Wakil Menteri Keuangan Mardiasmo mengakui, jenis layanan yang biasa disebut sebagai peer to peer lending berbasis teknologi finansial (tekfin) ini diminati calon nasabah karena regulasi yang lebih lunak dibandingkan dengan industri perbankan.
“Industri keuangan syariah seharusnya mengoptimalkan tekfin untuk mempercepat target inklusi keuangan syariah sekaligus meraih pangsa pasar yang lebih besar,” ujarnya saat membuka Konferensi Internasional Keuangan Syariah ke-3 di Makassar, Sulawesi Selatan, Rabu (4/7/2018).
Konferensi yang dihadiri pemangku kepentingan di industri keuangan syariah ini mengusung tema “Enhancing The Role of Islamic Finance within Digital Economy Era: Opportunities and Challenges”.
Fase pertumbuhan
Mardiasmo menuturkan, pasar industri keuangan syariah di Indonesia masih dalam fase pertumbuhan, dengan pangsa pasar berkisar 5 persen. Kontribusi terbesar untuk pangsa pasar ini adalah pasar saham, yakni sekitar 52,5 persen. Selanjutnya, diikuti sukuk yang berkisar 17 persen.
“Sementara, perbankan, asuransi, reksa dana, serta layanan pembiayaan, masing-masing memiliki pangsa pasar sekitar 5 persen hingga 7,5 persen,” ujarnya.
Namun, Mardiasmo mengingatkan, layanan pinjam-meminjam uang antarpihak berbasis teknologi memiliki riskio tinggi karena ketiadaan agunan.
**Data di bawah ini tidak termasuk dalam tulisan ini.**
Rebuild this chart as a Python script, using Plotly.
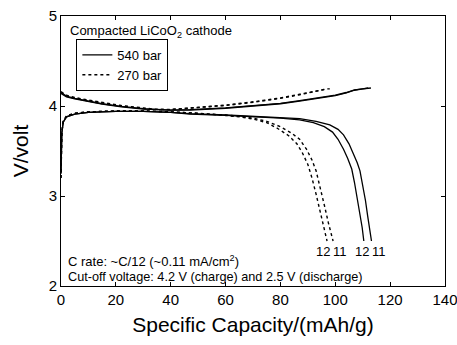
import plotly.graph_objects as go

# 540 bar charge curves (cycles 11, 12)
chg540_11_x = [0, 2, 5, 10, 15, 22, 30, 40, 47, 60, 71, 80, 87, 95, 100, 104, 107, 110, 113]
chg540_11_y = [4.14, 4.10, 4.08, 4.05, 4.02, 3.99, 3.965, 3.955, 3.96, 3.98, 4.01, 4.03, 4.06, 4.10, 4.12, 4.15, 4.18, 4.19, 4.20]
chg540_12_x = [0, 2, 5, 10, 15, 22, 30, 40, 47, 60, 71, 80, 87, 95, 100, 104, 107, 110, 112]
chg540_12_y = [4.15, 4.11, 4.085, 4.055, 4.025, 3.995, 3.97, 3.955, 3.955, 3.975, 4.005, 4.025, 4.055, 4.095, 4.115, 4.145, 4.175, 4.19, 4.20]

# 270 bar charge curves
chg270_11_x = [0, 2, 5, 10, 22, 34, 40, 47, 60, 71, 80, 87, 93, 97, 98]
chg270_11_y = [4.15, 4.11, 4.09, 4.06, 4.00, 3.96, 3.96, 3.98, 4.01, 4.05, 4.09, 4.13, 4.17, 4.19, 4.19]
chg270_12_x = [0, 2, 5, 10, 22, 34, 40, 47, 60, 71, 80, 87, 93, 96, 97]
chg270_12_y = [4.16, 4.12, 4.095, 4.065, 4.005, 3.965, 3.962, 3.975, 4.005, 4.045, 4.085, 4.125, 4.165, 4.185, 4.19]

# 540 bar discharge curves
dis540_11_x = [0, 0.3, 0.8, 2, 5, 10, 20, 30, 40, 47, 60, 71, 80, 87, 93, 98, 101, 103, 105, 106.5, 108, 109, 110, 111, 111.8, 112.6, 113.2]
dis540_11_y = [3.25, 3.70, 3.82, 3.88, 3.91, 3.93, 3.94, 3.94, 3.93, 3.915, 3.90, 3.885, 3.875, 3.86, 3.83, 3.79, 3.74, 3.68, 3.58, 3.48, 3.37, 3.28, 3.12, 2.95, 2.78, 2.62, 2.50]
dis540_12_x = [0, 0.3, 0.8, 2, 5, 10, 20, 30, 40, 47, 60, 71, 80, 87, 92, 96, 99, 101, 103, 104.5, 106, 107, 108, 109, 109.8, 110.4]
dis540_12_y = [3.25, 3.70, 3.82, 3.88, 3.91, 3.93, 3.94, 3.94, 3.93, 3.91, 3.895, 3.88, 3.865, 3.845, 3.815, 3.77, 3.71, 3.63, 3.52, 3.42, 3.30, 3.15, 2.98, 2.80, 2.65, 2.50]

# 270 bar discharge curves
dis270_11_x = [0, 0.3, 0.8, 2, 5, 10, 20, 30, 40, 50, 60, 65, 70, 75, 80, 84, 87, 89.5, 91.5, 93, 94.5, 96, 97.5, 99.2]
dis270_11_y = [3.20, 3.70, 3.83, 3.89, 3.92, 3.935, 3.945, 3.945, 3.935, 3.92, 3.90, 3.885, 3.865, 3.83, 3.77, 3.70, 3.63, 3.52, 3.40, 3.28, 3.10, 2.90, 2.70, 2.50]
dis270_12_x = [0, 0.3, 0.8, 2, 5, 10, 20, 30, 40, 50, 60, 65, 70, 75, 79, 83, 86, 88, 90, 91.5, 93, 94.5, 96, 97]
dis270_12_y = [3.20, 3.70, 3.83, 3.89, 3.92, 3.935, 3.945, 3.945, 3.935, 3.92, 3.895, 3.88, 3.855, 3.815, 3.75, 3.67, 3.58, 3.48, 3.35, 3.20, 3.02, 2.82, 2.65, 2.50]

x_ticks = [0, 20, 40, 60, 80, 100, 120, 140]
y_ticks = [2, 3, 4, 5]

cycle_labels = [("12", 95.6), ("11", 101.6), ("12", 109.8), ("11", 115.8)]

FONT = "Liberation Sans, Arial, sans-serif"
fig = go.Figure()

solid = dict(color="black", width=1.3)
dotted = dict(color="black", width=1.4, dash="dot")

fig.add_trace(go.Scatter(x=chg540_11_x, y=chg540_11_y, mode="lines", line=solid, name="540 bar", showlegend=True))
fig.add_trace(go.Scatter(x=chg540_12_x, y=chg540_12_y, mode="lines", line=solid, showlegend=False))
fig.add_trace(go.Scatter(x=dis540_11_x, y=dis540_11_y, mode="lines", line=solid, showlegend=False))
fig.add_trace(go.Scatter(x=dis540_12_x, y=dis540_12_y, mode="lines", line=solid, showlegend=False))
fig.add_trace(go.Scatter(x=chg270_11_x, y=chg270_11_y, mode="lines", line=dotted, name="270 bar", showlegend=True))
fig.add_trace(go.Scatter(x=chg270_12_x, y=chg270_12_y, mode="lines", line=dotted, showlegend=False))
fig.add_trace(go.Scatter(x=dis270_11_x, y=dis270_11_y, mode="lines", line=dotted, showlegend=False))
fig.add_trace(go.Scatter(x=dis270_12_x, y=dis270_12_y, mode="lines", line=dotted, showlegend=False))

for txt, xv in cycle_labels:
    fig.add_annotation(x=xv, y=2.38, text=txt, showarrow=False, xanchor="center", yanchor="middle",
                       font=dict(family=FONT, size=13, color="black"))

fig.add_annotation(x=0.018, y=0.943, xref="paper", yref="paper", text="Compacted LiCoO<sub>2</sub> cathode",
                   showarrow=False, xanchor="left", yanchor="middle", font=dict(family=FONT, size=13, color="black"))
fig.add_annotation(x=2, y=2.275, text="C rate: ~C/12 (~0.11 mA/cm<sup>2</sup>)", showarrow=False,
                   xanchor="left", yanchor="middle", font=dict(family=FONT, size=13, color="black"))
fig.add_annotation(x=2, y=2.105, text="Cut-off voltage: 4.2 V (charge) and 2.5 V (discharge)", showarrow=False,
                   xanchor="left", yanchor="middle", font=dict(family=FONT, size=12.7, color="black"))

axis_common = dict(showline=True, linecolor="black", linewidth=1, mirror="ticks", ticks="inside",
                   ticklen=4, tickcolor="black", showgrid=False, zeroline=False, automargin=False,
                   ticklabeloverflow="allow",
                   tickfont=dict(family=FONT, size=15, color="black"))

fig.update_layout(
    width=457, height=345,
    margin=dict(l=61, r=12, t=16, b=59),
    paper_bgcolor="white", plot_bgcolor="white",
    xaxis=dict(range=[0, 140], tickvals=x_ticks,
               title=dict(text="Specific Capacity/(mAh/g)", font=dict(family=FONT, size=21, color="black"), standoff=10),
               **axis_common),
    yaxis=dict(range=[2, 5], tickvals=y_ticks,
               title=dict(text="V/volt", font=dict(family=FONT, size=21, color="black"), standoff=14),
               **axis_common),
    legend=dict(x=0.04, y=0.915, xanchor="left", yanchor="top", bordercolor="black", borderwidth=1,
                bgcolor="white", font=dict(family=FONT, size=13, color="black"),
                tracegroupgap=0, itemwidth=30),
    showlegend=True,
)

fig.write_html("out.html")
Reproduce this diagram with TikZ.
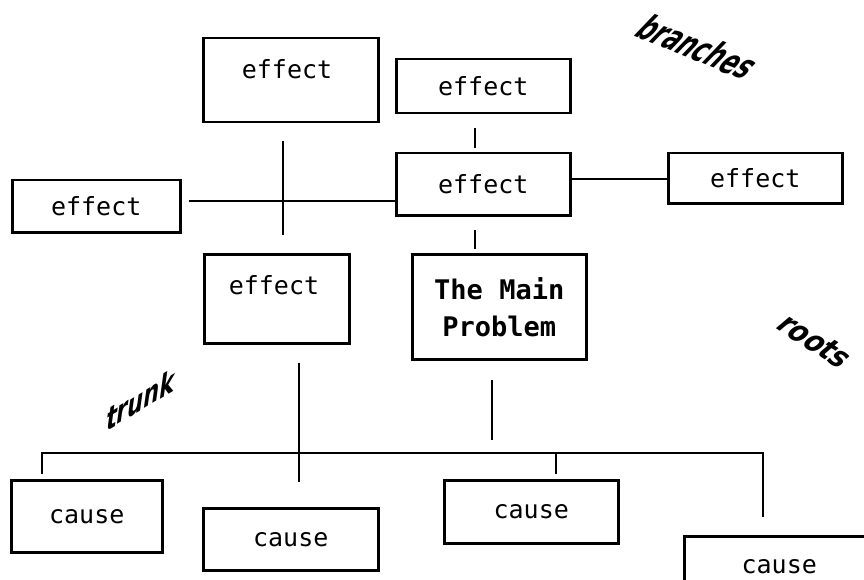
\documentclass[tikz,border=0pt]{standalone}
\usepackage{fontspec}
\setmainfont{DejaVu Sans Mono}
\newfontfamily\artfont{DejaVu Sans}
\begin{document}
\begin{tikzpicture}[x=1pt,y=-1pt,
  box/.style={draw, line width=2.5pt, anchor=north west, inner sep=0pt,
              align=center, font=\fontsize{25}{30}\selectfont},
  lbl/.style={inner sep=0pt, font=\fontsize{25}{30}\selectfont},
  wire/.style={line width=2.1pt},
  art/.style={inner sep=0pt, transform shape, font=\artfont\bfseries}]
\clip (0,0) rectangle (864,580);
\fill[white] (0,0) rectangle (864,580);

% effect boxes (branches)
\node[box, minimum width=175pt, minimum height=84pt] (E1) at (202,37) {};
\node[lbl] (E1t) at (287,69) {effect};
\node[box, minimum width=174pt, minimum height=54pt] (E2) at (395,58) {effect};
\node[box, minimum width=174pt, minimum height=62pt] (E3) at (395,152) {effect};
\node[box, minimum width=168pt, minimum height=52pt] (E4) at (11,179) {effect};
\node[box, minimum width=174pt, minimum height=50pt] (E5) at (667,152) {effect};
\node[box, minimum width=145pt, minimum height=89pt] (E6) at (203,253) {};
\node[lbl] (E6t) at (274,285) {effect};

% the main problem (trunk)
\node[box, minimum width=174pt, minimum height=105pt,
      font=\fontsize{27}{37}\selectfont\bfseries] (MP) at (411,253) {The Main\\Problem};

% cause boxes (roots)
\node[box, minimum width=151pt, minimum height=72pt] (C1) at (10,479) {cause};
\node[box, minimum width=175pt, minimum height=62pt] (C2) at (202,507) {cause};
\node[box, minimum width=174pt, minimum height=63pt] (C3) at (443,479) {cause};
\node[box, minimum width=190pt, minimum height=60pt] (C4) at (683,535) {cause};

% helper coordinates for the connector lines
\coordinate (xa) at (475,0);
\coordinate (xb) at (283,0);
\coordinate (xc) at (299,0);
\coordinate (xd) at (492,0);
\coordinate (xe) at (556,453);
\coordinate (ya) at (0,201);
\coordinate (yb) at (0,179);
\coordinate (mpend) at (492,440);
\coordinate (busL) at (42,453);
\coordinate (busR) at (763,453);

% upper connectors
\draw[wire, shorten <=14pt, shorten >=4pt] (E2.south -| xa) -- (E3.north -| xa);
\draw[wire, shorten <=13pt, shorten >=4pt] (E3.south -| xa) -- (MP.north -| xa);
\draw[wire, shorten <=7pt] (E4.east |- ya) -- (E3.west |- ya);
\draw[wire, shorten <=18pt, shorten >=18pt] (E1.south -| xb) -- (E6.north -| xb);
\draw[wire] (E3.east |- yb) -- (E5.west |- yb);

% trunk and roots
\draw[wire, shorten <=18pt, shorten >=25pt] (E6.south -| xc) -- (C2.north -| xc);
\draw[wire, shorten <=19pt] (MP.south -| xd) -- (mpend);
\draw[wire, shorten <=5pt, shorten >=18pt, line join=miter]
  (C1.north -| busL) -- (busL) -- (busR) -- (C4.north -| busR);
\draw[wire, shorten >=5pt] (xe) -- (C3.north -| xe);

% word-art labels
\begin{scope}[shift={(698,47)}, rotate=-22, xslant=0.4, xscale=0.62]
  \node[art, font=\artfont\bfseries\fontsize{37}{40}\selectfont] (branches) at (0,0) {branches};
\end{scope}
\begin{scope}[shift={(141,399)}, yslant=0.6, xslant=0.15, xscale=0.72]
  \node[art, font=\artfont\bfseries\fontsize{31}{34}\selectfont] (trunk) at (0,0) {trunk};
\end{scope}
\begin{scope}[shift={(815,341)}, rotate=-33, xslant=0.3, xscale=0.85]
  \node[art, font=\artfont\bfseries\fontsize{31}{34}\selectfont] (roots) at (0,0) {roots};
\end{scope}
\end{tikzpicture}
\end{document}
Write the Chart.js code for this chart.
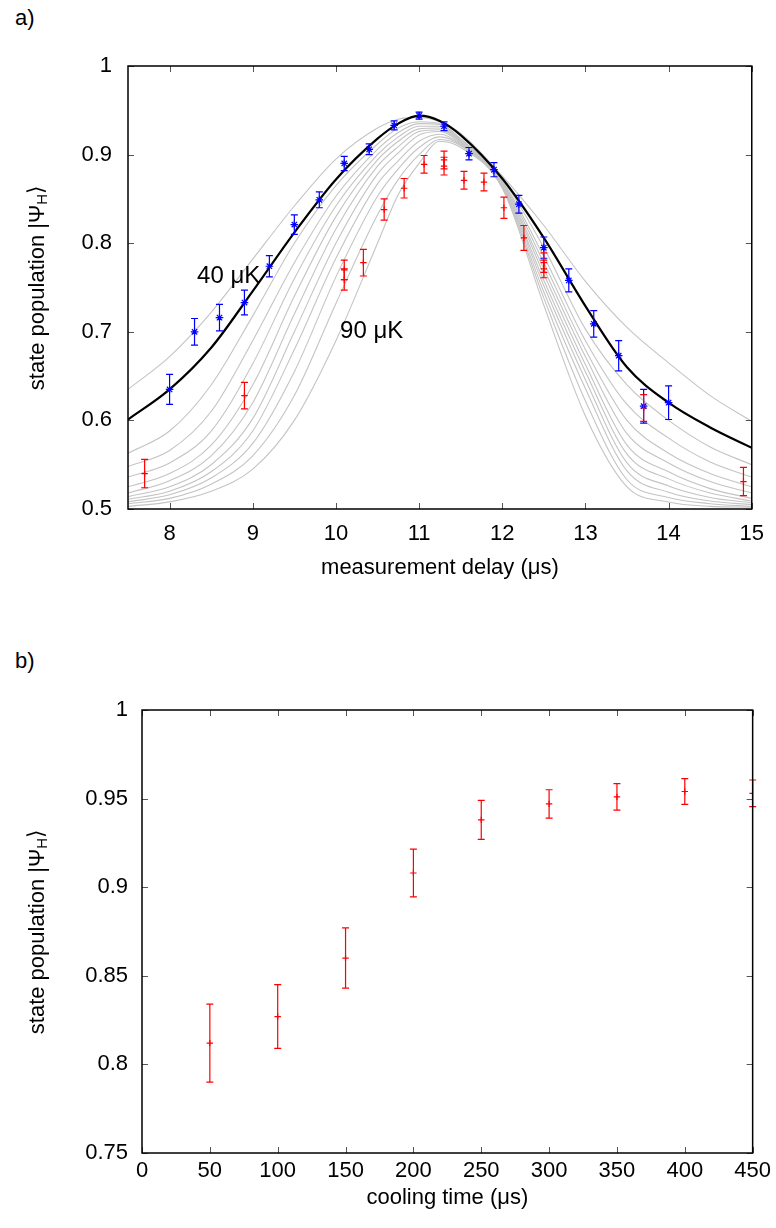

Oleh karena itu, selain mesti memenuhi prinsip syariah, perusahaan penyedia layanan dan calon nasabah tetap harus mengantisipasi risiko pinjaman yang macet di kemudian hari.
Deputi Komisioner Edukasi dan Perlindungan Konsumen Otoritas Jasa Keuangan (OJK), Sardjito, mencatat, hingga Mei 2018, terdapat 50 perusahaan pinjam-meminjam uang antarpihak berbasis teknologi yang terdaftar di OJK. Dari seluruh perusahaan yang terdaftar tersebut, hanya satu perusahaan yang berbasis syariah.
Sardjito menegaskan, OJK akan mempercepat penerbitan Peraturan OJK (POJK) untuk melindungi konsumen dari risiko yang mungkin muncul pada perusahaan tekfin. Peraturan ini untuk melengkapi POJK nomor 77 tahun 2016 tentang Layanan Pinjam Meminjam Uang Berbasis Teknologi Informasi.
“Regulasi tekfin nantinya akan mengatur industri yang secara umum terdiri dari peer to peer lending, crowdfunding, maupun investasi terkait inovasi digital,” ujar Sardjito.
Belum populer
Kepala Badan Kebijakan Fiskal Kementerian Keuangan Suahasil Nazara mengatakan, pangsa pasar industri keuangan syariah dapat tumbuh jika didukung peningkatan kebutuhan layanan keuangan berbasis syariah.
“Dengan jumlah penduduk muslim yang besar, permintaan layanan keuangan syariah masih rendah. Permintaan tentunya bergantung pada preferensi masyarakat,” ujar Suahasil.
Untuk meningkatkan penetrasi pasar, lanjut Suahasil, pemahaman masyarakat mengenai prinsip ekonomi syariah juga perlu ditingkatkan. Berdasarkan survei OJK pada 2016, tingkat literasi masyarakat terhadap produk keuangan syariah hanya sebesar 8,11 persen.
Director General, Islamic Research and Training Institute, Bank Pembangunan Islam (IDB) Humayon A Dar mengatakan, upaya pemerintah mempromosikan prinsip keuangan syariah, terutama layanan tekfin berbasis syariah, akan optimal jika menyasar generasi milenial. “Generasi milenial sangat dekat dengan teknologi. Perkembangan teknologi informasi membuat tekfin berkembang pesat,” ujarnya.